Hexagons govern three-qubit contextuality
Metod Saniga, Frédéric Holweck, Colm Kelleher, Axel Muller, Alain Giorgetti, Henri de Boutray
TL;DR
This work leverages finite geometry, notably the three-qubit symplectic space $\mathcal{W}(5,2)$ and the split Cayley hexagon $\mathcal{H}$, to provide a unifying geometric account of three-qubit contextuality. It shows that classically-embedded copies of $\mathcal{H}$ encode the contextuality content of major three-qubit configurations, with a precise degree of contextuality $d=63$ for the full line context set, and that the complements of skew-embedded hexagons contain grids that underpin contextuality.
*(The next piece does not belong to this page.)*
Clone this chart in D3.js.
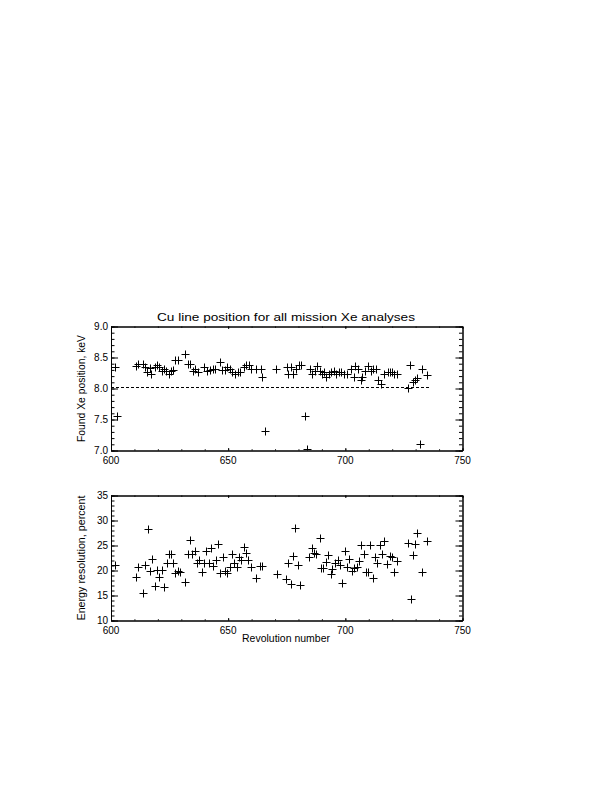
<!DOCTYPE html>
<html><head><meta charset="utf-8">
<script src="https://cdn.jsdelivr.net/npm/d3@7"></script>
<style>body{margin:0;background:#fff}svg{display:block}text{font-family:"Liberation Sans",Arial,sans-serif;fill:#000}</style>
</head><body>
<svg id="c" width="612" height="792"></svg>
<script>
const revsTop = [601.8,602.5,610.8,611.5,613.6,614.3,615.5,616.5,617.2,618.6,619.6,620.4,621.7,622.6,623.6,624.6,625.7,626.4,627.4,628.6,631.4,632.8,633.9,634.9,635.9,637.2,639.7,641.1,642.1,643.5,644.5,646.4,647.4,648.5,649.5,650.7,651.7,652.8,654.2,655.2,656.8,657.8,658.8,659.6,661.8,663.9,664.6,665.9,670.6,674.9,675.6,676.9,677.7,679.1,680.1,680.9,682.6,683.8,684.8,685.8,687.2,687.9,689.1,690.1,690.9,691.9,692.9,694.0,695.0,696.2,697.2,698.3,699.5,700.5,702.3,703.7,704.3,705.4,706.6,707.3,708.3,709.7,710.9,711.9,713.0,714.0,715.4,716.6,718.0,719.0,720.0,720.9,721.9,726.6,727.6,728.7,729.7,730.7,731.8,732.8,734.8];
const posTop = [8.34,7.56,8.37,8.40,8.40,8.35,8.27,8.33,8.24,8.35,8.38,8.35,8.28,8.32,8.28,8.24,8.28,8.30,8.46,8.46,8.56,8.39,8.39,8.28,8.32,8.26,8.35,8.28,8.30,8.32,8.32,8.43,8.30,8.30,8.34,8.31,8.27,8.23,8.27,8.27,8.35,8.38,8.38,8.32,8.32,8.32,8.18,7.31,8.32,8.34,8.23,8.34,8.24,8.32,8.38,8.38,7.55,7.03,8.32,8.24,8.28,8.36,8.28,8.24,8.27,8.19,8.24,8.27,8.28,8.24,8.27,8.27,8.24,8.24,8.31,8.19,8.36,8.32,8.13,8.19,8.28,8.36,8.28,8.32,8.32,8.13,8.08,8.23,8.26,8.26,8.26,8.24,8.24,8.01,8.38,8.10,8.13,8.17,7.10,8.32,8.22];
const refLine = {from: 600, to: 736, value: 8.03};
const revsBot = [601.8,610.8,611.6,613.6,614.6,615.7,616.6,617.6,618.7,619.6,620.4,621.6,622.7,623.7,624.7,625.6,626.6,627.4,628.4,629.6,631.5,632.7,633.8,634.5,635.7,636.7,637.5,638.7,639.7,640.7,641.8,642.6,643.7,644.7,645.6,646.5,647.8,648.8,649.7,650.6,651.6,652.6,653.6,654.6,655.6,656.8,657.8,658.6,659.9,661.8,663.5,664.5,670.9,674.6,675.7,676.7,677.7,678.5,679.7,680.7,684.5,685.6,686.7,687.4,689.1,689.5,690.5,691.7,692.6,693.7,694.5,695.5,696.7,697.6,698.6,699.8,700.5,701.6,702.8,703.8,704.8,705.8,706.8,707.8,708.8,709.7,710.6,711.8,712.7,713.6,714.7,715.7,716.7,717.9,718.9,719.9,720.7,721.9,726.8,727.9,728.7,729.7,730.7,732.8,734.9];
const resBot = [21.1,18.8,20.8,15.6,21.1,28.3,19.9,22.3,16.9,20.1,18.8,20.1,16.7,21.6,23.3,23.3,21.6,19.5,19.9,19.7,17.7,23.3,26.1,23.3,23.9,21.6,22.1,19.8,21.6,23.9,21.6,24.5,21.0,22.1,25.3,19.6,22.8,19.9,19.6,20.8,23.3,21.5,20.8,22.8,22.1,24.7,23.5,22.1,20.8,18.5,20.9,20.9,19.3,18.3,21.5,17.3,23.0,28.5,21.1,17.1,22.8,24.5,23.6,23.3,26.6,20.5,20.5,21.7,23.1,19.3,20.3,21.5,22.1,21.1,17.5,24.0,20.8,22.3,20.0,20.6,20.7,21.9,25.1,23.3,19.7,19.7,25.1,18.5,22.8,21.5,25.1,23.3,25.9,21.3,22.9,22.8,19.7,22.0,25.5,14.3,23.1,25.3,27.5,19.7,25.9];
const xTicks = [600,650,700,750];
const yTicksTop = [7.0,7.5,8.0,8.5,9.0];
const yTicksBot = [10,15,20,25,30,35];
const titleText = "Cu line position for all mission Xe analyses";
const yLabelTop = "Found Xe position, keV";
const yLabelBot = "Energy resolution, percent";
const xLabelBot = "Revolution number";

const svg = d3.select("#c");
const L = 111, R = 462.5;
const x = d3.scaleLinear().domain([600,750]).range([L,R]);

function panel(top, bottom, ydom, yticks, yfmt, xs, ys, id, ylabel, ylabelLen) {
  const y = d3.scaleLinear().domain(ydom).range([bottom, top]);
  const g = svg.append("g");
  g.append("clipPath").attr("id", id).append("rect")
    .attr("x", L).attr("y", top).attr("width", R-L).attr("height", bottom-top);
  const h = bottom - top, w = R - L;
  const xMaj = 0.02*h, yMaj = 0.02*w;
  const xminor = d3.range(600, 751, 10);
  const yStep = (yticks[1]-yticks[0])/5;
  const yminor = d3.range(ydom[0], ydom[1]+yStep/2, yStep);
  const ax = (gen, tx, ty) => g.append("g").attr("transform", `translate(${tx},${ty})`).call(gen)
      .call(s => { s.select(".domain").attr("stroke","#000"); s.selectAll("line").attr("stroke","#000"); });
  ax(d3.axisBottom(x).tickValues(xminor).tickSize(-xMaj/2).tickSizeOuter(0).tickFormat(""), 0, bottom);
  ax(d3.axisBottom(x).tickValues(xTicks).tickSize(-xMaj).tickSizeOuter(0).tickFormat(""), 0, bottom);
  ax(d3.axisTop(x).tickValues(xminor).tickSize(-xMaj/2).tickSizeOuter(0).tickFormat(""), 0, top);
  ax(d3.axisTop(x).tickValues(xTicks).tickSize(-xMaj).tickSizeOuter(0).tickFormat(""), 0, top);
  ax(d3.axisLeft(y).tickValues(yminor).tickSize(-yMaj/2).tickSizeOuter(0).tickFormat(""), L, 0);
  ax(d3.axisLeft(y).tickValues(yticks).tickSize(-yMaj).tickSizeOuter(0).tickFormat(""), L, 0);
  ax(d3.axisRight(y).tickValues(yminor).tickSize(-yMaj/2).tickSizeOuter(0).tickFormat(""), R, 0);
  ax(d3.axisRight(y).tickValues(yticks).tickSize(-yMaj).tickSizeOuter(0).tickFormat(""), R, 0);
  g.selectAll(".domain").attr("stroke-width",1);
  g.selectAll(".xl").data(xTicks).join("text").attr("x", d=>x(d)).attr("y", bottom+13)
    .attr("text-anchor","middle").attr("font-size",10).text(d=>d);
  g.selectAll(".yl").data(yticks).join("text").attr("x", L-3).attr("y", d=>y(d)+3)
    .attr("text-anchor","end").attr("font-size",10).text(yfmt);
  const cy = (top+bottom)/2;
  g.append("text").attr("transform", `translate(85,${cy}) rotate(-90)`).attr("text-anchor","middle")
    .attr("font-size",10.5).attr("textLength", ylabelLen).attr("lengthAdjust","spacingAndGlyphs").text(ylabel);
  const pts = g.append("g").attr("clip-path", `url(#${id})`);
  const s = 4;
  pts.selectAll("path").data(xs.map((d,i)=>[d, ys[i]])).join("path")
    .attr("d", d => { const px = Math.round(x(d[0]))+0.5, py = Math.round(y(d[1]))+0.5;
      return `M${px-s},${py}H${px+s}M${px},${py-s}V${py+s}`; })
    .attr("stroke","#000").attr("stroke-width",1).attr("fill","none");
  return {g, y, pts};
}

const p1 = panel(326.5, 450.5, [7,9], yTicksTop, d=>d.toFixed(1), revsTop, posTop, "clipTop", yLabelTop, 107);
p1.pts.append("line").attr("x1", x(refLine.from)).attr("x2", x(refLine.to))
  .attr("y1", Math.round(p1.y(refLine.value))+0.5).attr("y2", Math.round(p1.y(refLine.value))+0.5)
  .attr("stroke","#000").attr("stroke-dasharray","3,2");
svg.append("text").attr("x", 286).attr("y", 321).attr("text-anchor","middle").attr("font-size",11)
  .attr("textLength", 258).attr("lengthAdjust","spacingAndGlyphs").text(titleText);

const p2 = panel(495.5, 620.5, [10,35], yTicksBot, d=>d, revsBot, resBot, "clipBot", yLabelBot, 125);
svg.append("text").attr("x", 286).attr("y", 642).attr("text-anchor","middle").attr("font-size",10.5)
  .attr("textLength", 88).attr("lengthAdjust","spacingAndGlyphs").text(xLabelBot);
</script>
</body></html>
A concrete layering and transformation procedure relates skew and classical embeddings, and the results extend to elliptic/hyperbolic quadrics and doilies, tying disparate contextual configurations under a single geometric mechanism. The authors verify aspects of the theory experimentally via Cabello inequalities on NISQ hardware, demonstrating contextuality beyond noncontextual bounds, and outline a clear route toward higher-qubit generalizations, including analogies to multipartite entanglement structures.
Abstract
Split Cayley hexagons of order two are distinguished finite geometries living in the three-qubit symplectic polar space in two different forms, called classical and skew. Although neither of the two yields observable-based contextual configurations of their own, {\it classically}-embedded copies are found to fully encode contextuality properties of the most prominent three-qubit contextual configurations in the following sense: for each set of unsatisfiable contexts of such a contextual configuration there exists some classically-embedded hexagon sharing with the configuration exactly this set of contexts and nothing else. We demonstrate this fascinating property first on the configuration comprising all 315 contexts of the space and then on doilies, both types of quadrics as well as on complements of skew-embedded hexagons. In connection with the last-mentioned case and elliptic quadrics we also conducted some experimental tests on a Noisy Intermediate Scale Quantum (NISQ) computer to substantiate our theoretical findings.